# Not a triumph, per-say, but...



## That Random Guy (Jan 31, 2015)

Hello,

So, I've been tasked with going up to random people on campus and having them participate in an evaluation of sorts.

This is for a class I'm currently taking at my university, and I was mortified when I found out I had to go and do this. It's a group project, and we're required to get 8 people each, or we'll get docked.

I knew that even if I did complain, I wouldn't ever get my way. So, since I'm doing this with a group, I decided to take this seriously.

I managed to get one person just this past week and I only have this week to get 7 more people. With the holidays coming up, I find this nearly impossible to do.

Why am I bringing it up then, you ask?

Well, I'm not ever comfortable doing these kind of things, so the fact that I was even able to remotely pull off the one I did, was a miracle on it's own.
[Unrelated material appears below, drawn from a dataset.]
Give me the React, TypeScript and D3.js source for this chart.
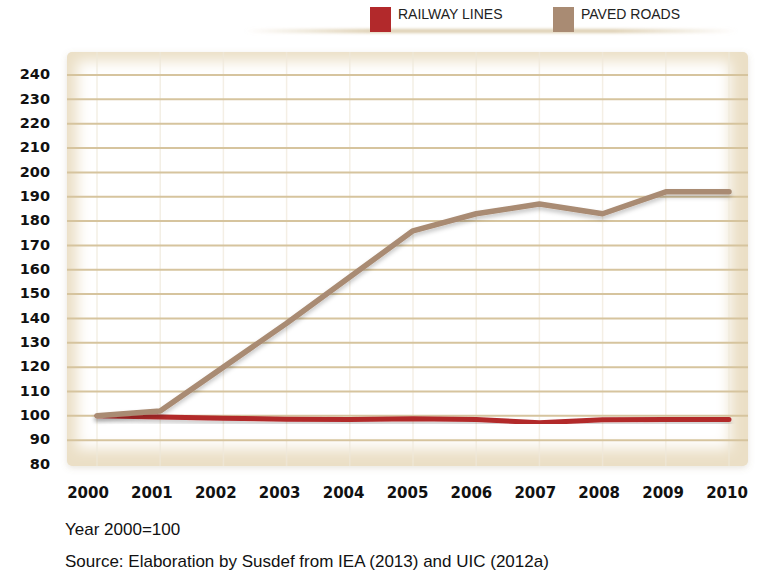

I'm going to meet with my group this Monday and we'll be discussing our progress that day. I've been busy with other classes and the like, so if it comes down to it, I'll try to prove my case. But, I really doubt they'd be upset. And, It's not like I didn't try. Just this past week, I spent a lot of my off-time going on campus only to waste my time in not having found anyone willing to partake in the evaluation. This is partly why I don't think the requirement was very realistic, but I won't go into detail. I feel justified for not having met the expected amount of people for many reasons. Reasons, of which, I'll be bringing up to the department and whoever else I can get my hands on at the end of the semester.

I think the course concepts are important, but this project is just absurd. And you can imagine how much worse it is having to do it with SA hammering you down.

Nonetheless, I'm hopeful that I'll be able to pull something off.

In a world full of extroverts, we must strive to be better!

Happy Holidays!

- T.R.G.


----------



## littleghost (Oct 29, 2016)

It's great that you approached a lot of people to ask, even if you only got one respondent. I would have hated that assignment for sure. Does it have to be people on campus? Otherwise, post your questions on here and we'll answer them for you.


----------



## That Random Guy (Jan 31, 2015)

*Well..*



littleghost said:


> It's great that you approached a lot of people to ask, even if you only got one respondent. I would have hated that assignment for sure. Does it have to be people on campus? Otherwise, post your questions on here and we'll answer them for you.


Unfortunately, it must be done in person.

The process requires me to monitor and observe the participant's reactions and behavior.

Kind of a hassle, but I managed to pull through with the one person I got. I wasn't as awkward as I could have been, but I still felt like I made an inconvenience for the person (emotionally).

My group decided it would be OK to get family members to participate, but I feel like I'd be cheating if I did that.

If it comes down to it, and as a last resort, I have like maybe one family member I can get to go along with it.

I truly appreciate your willingness to help me out though. Really, I'm grateful.

This reminded me of what I thought after I managed to get the person to participate:

I said to myself, "there's still good folk out there".

That's probably very crude and ignorant of me to say, but that one act of kindness just fill me up.

So, thank you.

- T.R.G.


----------



## discoveryother (Sep 18, 2016)

you could offer a reward for people to do it


----------



## That Random Guy (Jan 31, 2015)

*!*



andy1984thesecond said:


> you could offer a reward for people to do it


That's actually something I considered and sort of implemented.

I didn't actually go out and ask random people the entire time I was on campus. I'm not that outgoing. :afr

I asked once (in the room) and then stayed at my post. I made a sign and put out some goodies to entice people. Didn't work out.

I'm going to do that tomorrow as well, however this time I'll try and use cookies. The times before I had used lollipops.

I always make sure I'm in plain site, but I guess the presentation just isn't enough. I'll have to keep asking this time around.

Thanks for your input!

Regards,

T.R.G.


----------



## discoveryother (Sep 18, 2016)

what about doing it with people on here via skype?


----------



## That Random Guy (Jan 31, 2015)

*Hm...*



andy1984thesecond said:


> what about doing it with people on here via skype?


That might be a last, last resort.

I also happen to need a signature from the participants. It's a specific form they have to fill out before I have them "do stuff".

If all else fails, I guess I'll come on here. Tried today (on campus) but either no one with a laptop was around or they just didn't want to do it. Since I'm having them evaluate a website, and since the evaluation requires me to use my laptop while doing it, I need people who are on a computer. Evidently, all of the computer labs were closed today. Never got that memo, so I didn't stay very long. I asked around this time. Can't blame them though. Most if not all the folk I asked looked like they were busy. My last attempt might be tomorrow, and I'll be spending at least 5-6 hours with that, so I'm hoping I can at the very least get 2-3 more people.

Wish me luck!

- T.R.G.


----------